Charts and diagrams as code:
************
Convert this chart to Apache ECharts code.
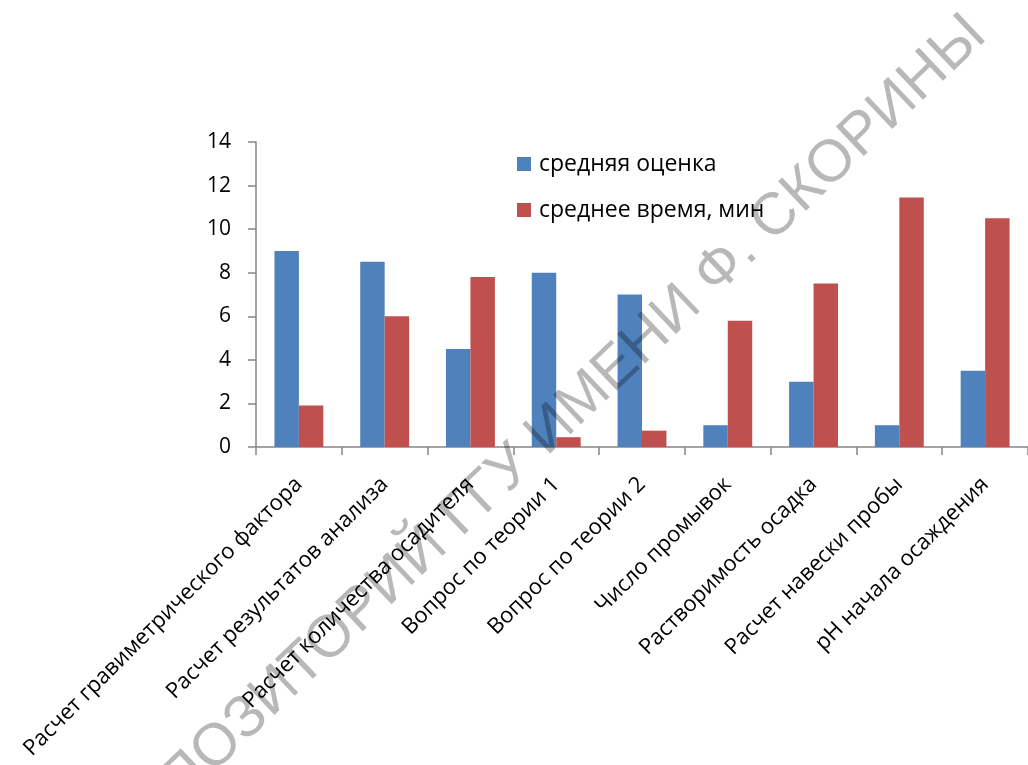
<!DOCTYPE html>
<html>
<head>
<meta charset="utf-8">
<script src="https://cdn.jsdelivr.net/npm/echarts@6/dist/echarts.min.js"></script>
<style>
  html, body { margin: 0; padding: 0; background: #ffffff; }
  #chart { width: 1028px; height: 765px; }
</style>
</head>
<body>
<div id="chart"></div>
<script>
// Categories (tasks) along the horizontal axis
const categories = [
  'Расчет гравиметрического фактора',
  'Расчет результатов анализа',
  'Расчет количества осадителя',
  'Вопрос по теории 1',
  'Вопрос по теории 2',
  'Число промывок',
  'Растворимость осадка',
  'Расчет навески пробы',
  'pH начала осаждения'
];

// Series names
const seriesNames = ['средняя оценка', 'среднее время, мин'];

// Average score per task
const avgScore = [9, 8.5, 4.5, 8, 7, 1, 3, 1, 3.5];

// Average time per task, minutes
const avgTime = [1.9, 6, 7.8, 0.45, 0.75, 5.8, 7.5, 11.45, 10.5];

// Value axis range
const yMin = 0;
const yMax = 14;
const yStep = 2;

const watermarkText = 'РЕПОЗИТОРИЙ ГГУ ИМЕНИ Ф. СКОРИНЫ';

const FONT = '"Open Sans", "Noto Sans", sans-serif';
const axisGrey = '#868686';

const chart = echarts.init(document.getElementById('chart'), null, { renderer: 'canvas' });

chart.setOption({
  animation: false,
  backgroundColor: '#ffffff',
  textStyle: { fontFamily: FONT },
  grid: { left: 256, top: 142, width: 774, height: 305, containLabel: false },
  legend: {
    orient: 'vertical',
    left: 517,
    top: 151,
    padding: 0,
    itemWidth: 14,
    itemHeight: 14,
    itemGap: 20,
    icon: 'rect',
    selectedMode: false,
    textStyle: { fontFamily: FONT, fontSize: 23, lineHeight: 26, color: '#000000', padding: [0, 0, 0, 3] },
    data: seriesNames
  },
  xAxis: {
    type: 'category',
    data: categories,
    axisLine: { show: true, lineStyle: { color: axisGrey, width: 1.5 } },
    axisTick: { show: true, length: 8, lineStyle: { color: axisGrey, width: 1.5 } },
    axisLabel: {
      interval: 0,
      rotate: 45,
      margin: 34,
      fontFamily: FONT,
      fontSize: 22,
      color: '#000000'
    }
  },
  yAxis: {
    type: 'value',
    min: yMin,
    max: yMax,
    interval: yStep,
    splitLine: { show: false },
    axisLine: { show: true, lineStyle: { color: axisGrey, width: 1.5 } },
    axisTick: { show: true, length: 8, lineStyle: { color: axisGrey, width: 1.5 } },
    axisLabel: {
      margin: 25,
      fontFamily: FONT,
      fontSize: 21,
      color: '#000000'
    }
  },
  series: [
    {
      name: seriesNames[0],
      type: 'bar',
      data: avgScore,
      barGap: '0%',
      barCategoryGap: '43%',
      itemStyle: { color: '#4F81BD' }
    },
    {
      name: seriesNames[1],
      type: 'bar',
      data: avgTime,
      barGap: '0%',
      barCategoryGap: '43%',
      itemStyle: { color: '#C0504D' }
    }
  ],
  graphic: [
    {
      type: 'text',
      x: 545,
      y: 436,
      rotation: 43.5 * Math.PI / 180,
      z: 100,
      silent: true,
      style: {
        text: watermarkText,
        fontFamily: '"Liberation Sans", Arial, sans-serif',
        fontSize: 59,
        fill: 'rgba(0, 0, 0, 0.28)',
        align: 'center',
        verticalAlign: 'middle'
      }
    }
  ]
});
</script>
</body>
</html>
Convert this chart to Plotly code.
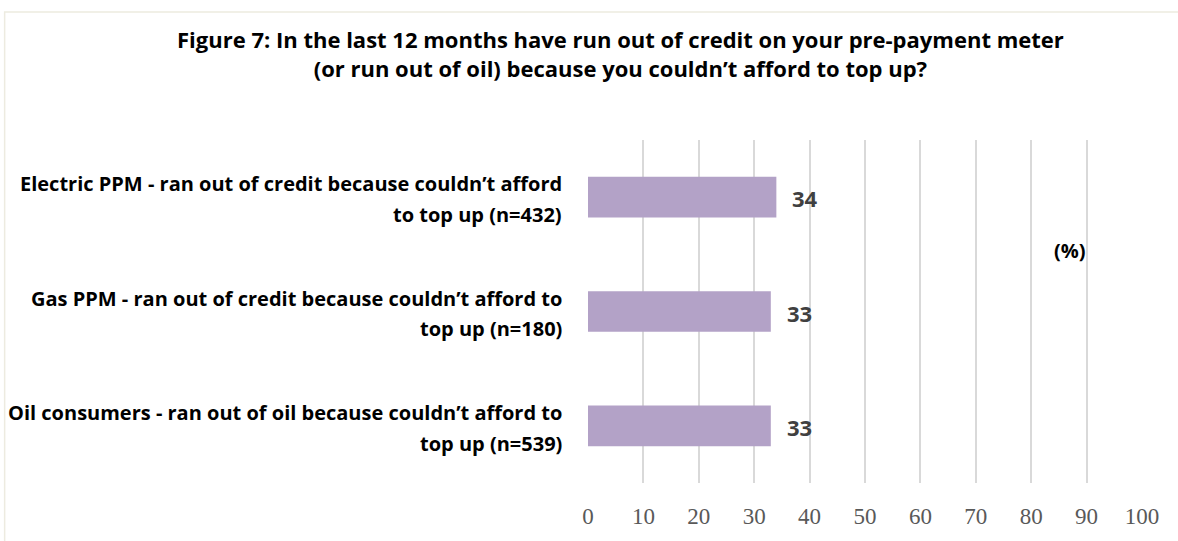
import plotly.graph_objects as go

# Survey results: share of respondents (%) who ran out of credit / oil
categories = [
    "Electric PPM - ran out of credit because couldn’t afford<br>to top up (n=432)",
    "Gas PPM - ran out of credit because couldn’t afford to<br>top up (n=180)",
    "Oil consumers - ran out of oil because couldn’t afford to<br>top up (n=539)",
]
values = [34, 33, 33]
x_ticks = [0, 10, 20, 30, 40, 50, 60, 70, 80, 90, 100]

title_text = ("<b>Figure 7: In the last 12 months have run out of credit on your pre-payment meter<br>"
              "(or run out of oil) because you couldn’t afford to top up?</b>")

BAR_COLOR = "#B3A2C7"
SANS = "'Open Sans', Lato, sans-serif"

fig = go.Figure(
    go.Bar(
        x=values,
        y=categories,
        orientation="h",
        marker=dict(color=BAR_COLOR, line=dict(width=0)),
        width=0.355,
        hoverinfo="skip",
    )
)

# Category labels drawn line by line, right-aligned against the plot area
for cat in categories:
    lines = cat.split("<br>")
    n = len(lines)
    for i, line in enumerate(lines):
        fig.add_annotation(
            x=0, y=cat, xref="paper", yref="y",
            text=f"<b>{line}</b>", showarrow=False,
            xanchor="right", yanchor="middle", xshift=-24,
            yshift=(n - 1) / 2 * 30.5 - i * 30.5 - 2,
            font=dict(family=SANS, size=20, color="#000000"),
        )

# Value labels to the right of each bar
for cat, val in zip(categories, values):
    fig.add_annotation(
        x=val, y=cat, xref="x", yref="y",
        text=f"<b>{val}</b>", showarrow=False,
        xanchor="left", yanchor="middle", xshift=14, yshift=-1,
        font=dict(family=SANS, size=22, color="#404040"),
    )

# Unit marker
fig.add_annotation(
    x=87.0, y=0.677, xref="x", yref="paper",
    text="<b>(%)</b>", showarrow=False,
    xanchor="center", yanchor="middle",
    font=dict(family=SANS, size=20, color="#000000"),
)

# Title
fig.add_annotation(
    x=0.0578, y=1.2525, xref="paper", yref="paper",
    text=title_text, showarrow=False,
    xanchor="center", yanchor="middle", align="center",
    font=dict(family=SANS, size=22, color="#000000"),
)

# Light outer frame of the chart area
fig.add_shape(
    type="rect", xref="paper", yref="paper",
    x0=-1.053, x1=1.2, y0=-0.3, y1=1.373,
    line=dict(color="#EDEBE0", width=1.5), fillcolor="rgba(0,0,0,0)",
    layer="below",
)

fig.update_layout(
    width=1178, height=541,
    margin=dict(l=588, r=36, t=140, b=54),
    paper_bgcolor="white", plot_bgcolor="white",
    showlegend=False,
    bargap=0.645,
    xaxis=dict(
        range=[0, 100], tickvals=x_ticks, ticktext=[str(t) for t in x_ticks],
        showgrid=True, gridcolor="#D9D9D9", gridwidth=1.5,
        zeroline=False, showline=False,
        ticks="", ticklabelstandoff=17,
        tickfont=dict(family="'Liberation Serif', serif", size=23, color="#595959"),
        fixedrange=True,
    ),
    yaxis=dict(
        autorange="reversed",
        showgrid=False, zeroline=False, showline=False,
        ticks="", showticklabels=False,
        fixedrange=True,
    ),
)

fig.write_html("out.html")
************
STATED TASK: Repeat the records above verbatim, with no pictures in the result.

EXERCISE RESULT:
Convert this chart to Apache ECharts code.
<!DOCTYPE html>
<html>
<head>
<meta charset="utf-8">
<script src="https://cdn.jsdelivr.net/npm/echarts@6/dist/echarts.min.js"></script>
<style>
  html, body { margin: 0; padding: 0; background: #ffffff; }
  #chart { width: 1028px; height: 765px; }
</style>
</head>
<body>
<div id="chart"></div>
<script>
// Categories (tasks) along the horizontal axis
const categories = [
  'Расчет гравиметрического фактора',
  'Расчет результатов анализа',
  'Расчет количества осадителя',
  'Вопрос по теории 1',
  'Вопрос по теории 2',
  'Число промывок',
  'Растворимость осадка',
  'Расчет навески пробы',
  'pH начала осаждения'
];

// Series names
const seriesNames = ['средняя оценка', 'среднее время, мин'];

// Average score per task
const avgScore = [9, 8.5, 4.5, 8, 7, 1, 3, 1, 3.5];

// Average time per task, minutes
const avgTime = [1.9, 6, 7.8, 0.45, 0.75, 5.8, 7.5, 11.45, 10.5];

// Value axis range
const yMin = 0;
const yMax = 14;
const yStep = 2;

const watermarkText = 'РЕПОЗИТОРИЙ ГГУ ИМЕНИ Ф. СКОРИНЫ';

const FONT = '"Open Sans", "Noto Sans", sans-serif';
const axisGrey = '#868686';

const chart = echarts.init(document.getElementById('chart'), null, { renderer: 'canvas' });

chart.setOption({
  animation: false,
  backgroundColor: '#ffffff',
  textStyle: { fontFamily: FONT },
  grid: { left: 256, top: 142, width: 774, height: 305, containLabel: false },
  legend: {
    orient: 'vertical',
    left: 517,
    top: 151,
    padding: 0,
    itemWidth: 14,
    itemHeight: 14,
    itemGap: 20,
    icon: 'rect',
    selectedMode: false,
    textStyle: { fontFamily: FONT, fontSize: 23, lineHeight: 26, color: '#000000', padding: [0, 0, 0, 3] },
    data: seriesNames
  },
  xAxis: {
    type: 'category',
    data: categories,
    axisLine: { show: true, lineStyle: { color: axisGrey, width: 1.5 } },
    axisTick: { show: true, length: 8, lineStyle: { color: axisGrey, width: 1.5 } },
    axisLabel: {
      interval: 0,
      rotate: 45,
      margin: 34,
      fontFamily: FONT,
      fontSize: 22,
      color: '#000000'
    }
  },
  yAxis: {
    type: 'value',
    min: yMin,
    max: yMax,
    interval: yStep,
    splitLine: { show: false },
    axisLine: { show: true, lineStyle: { color: axisGrey, width: 1.5 } },
    axisTick: { show: true, length: 8, lineStyle: { color: axisGrey, width: 1.5 } },
    axisLabel: {
      margin: 25,
      fontFamily: FONT,
      fontSize: 21,
      color: '#000000'
    }
  },
  series: [
    {
      name: seriesNames[0],
      type: 'bar',
      data: avgScore,
      barGap: '0%',
      barCategoryGap: '43%',
      itemStyle: { color: '#4F81BD' }
    },
    {
      name: seriesNames[1],
      type: 'bar',
      data: avgTime,
      barGap: '0%',
      barCategoryGap: '43%',
      itemStyle: { color: '#C0504D' }
    }
  ],
  graphic: [
    {
      type: 'text',
      x: 545,
      y: 436,
      rotation: 43.5 * Math.PI / 180,
      z: 100,
      silent: true,
      style: {
        text: watermarkText,
        fontFamily: '"Liberation Sans", Arial, sans-serif',
        fontSize: 59,
        fill: 'rgba(0, 0, 0, 0.28)',
        align: 'center',
        verticalAlign: 'middle'
      }
    }
  ]
});
</script>
</body>
</html>
Convert this chart to Plotly code.
import plotly.graph_objects as go

# Survey results: share of respondents (%) who ran out of credit / oil
categories = [
    "Electric PPM - ran out of credit because couldn’t afford<br>to top up (n=432)",
    "Gas PPM - ran out of credit because couldn’t afford to<br>top up (n=180)",
    "Oil consumers - ran out of oil because couldn’t afford to<br>top up (n=539)",
]
values = [34, 33, 33]
x_ticks = [0, 10, 20, 30, 40, 50, 60, 70, 80, 90, 100]

title_text = ("<b>Figure 7: In the last 12 months have run out of credit on your pre-payment meter<br>"
              "(or run out of oil) because you couldn’t afford to top up?</b>")

BAR_COLOR = "#B3A2C7"
SANS = "'Open Sans', Lato, sans-serif"

fig = go.Figure(
    go.Bar(
        x=values,
        y=categories,
        orientation="h",
        marker=dict(color=BAR_COLOR, line=dict(width=0)),
        width=0.355,
        hoverinfo="skip",
    )
)

# Category labels drawn line by line, right-aligned against the plot area
for cat in categories:
    lines = cat.split("<br>")
    n = len(lines)
    for i, line in enumerate(lines):
        fig.add_annotation(
            x=0, y=cat, xref="paper", yref="y",
            text=f"<b>{line}</b>", showarrow=False,
            xanchor="right", yanchor="middle", xshift=-24,
            yshift=(n - 1) / 2 * 30.5 - i * 30.5 - 2,
            font=dict(family=SANS, size=20, color="#000000"),
        )

# Value labels to the right of each bar
for cat, val in zip(categories, values):
    fig.add_annotation(
        x=val, y=cat, xref="x", yref="y",
        text=f"<b>{val}</b>", showarrow=False,
        xanchor="left", yanchor="middle", xshift=14, yshift=-1,
        font=dict(family=SANS, size=22, color="#404040"),
    )

# Unit marker
fig.add_annotation(
    x=87.0, y=0.677, xref="x", yref="paper",
    text="<b>(%)</b>", showarrow=False,
    xanchor="center", yanchor="middle",
    font=dict(family=SANS, size=20, color="#000000"),
)

# Title
fig.add_annotation(
    x=0.0578, y=1.2525, xref="paper", yref="paper",
    text=title_text, showarrow=False,
    xanchor="center", yanchor="middle", align="center",
    font=dict(family=SANS, size=22, color="#000000"),
)

# Light outer frame of the chart area
fig.add_shape(
    type="rect", xref="paper", yref="paper",
    x0=-1.053, x1=1.2, y0=-0.3, y1=1.373,
    line=dict(color="#EDEBE0", width=1.5), fillcolor="rgba(0,0,0,0)",
    layer="below",
)

fig.update_layout(
    width=1178, height=541,
    margin=dict(l=588, r=36, t=140, b=54),
    paper_bgcolor="white", plot_bgcolor="white",
    showlegend=False,
    bargap=0.645,
    xaxis=dict(
        range=[0, 100], tickvals=x_ticks, ticktext=[str(t) for t in x_ticks],
        showgrid=True, gridcolor="#D9D9D9", gridwidth=1.5,
        zeroline=False, showline=False,
        ticks="", ticklabelstandoff=17,
        tickfont=dict(family="'Liberation Serif', serif", size=23, color="#595959"),
        fixedrange=True,
    ),
    yaxis=dict(
        autorange="reversed",
        showgrid=False, zeroline=False, showline=False,
        ticks="", showticklabels=False,
        fixedrange=True,
    ),
)

fig.write_html("out.html")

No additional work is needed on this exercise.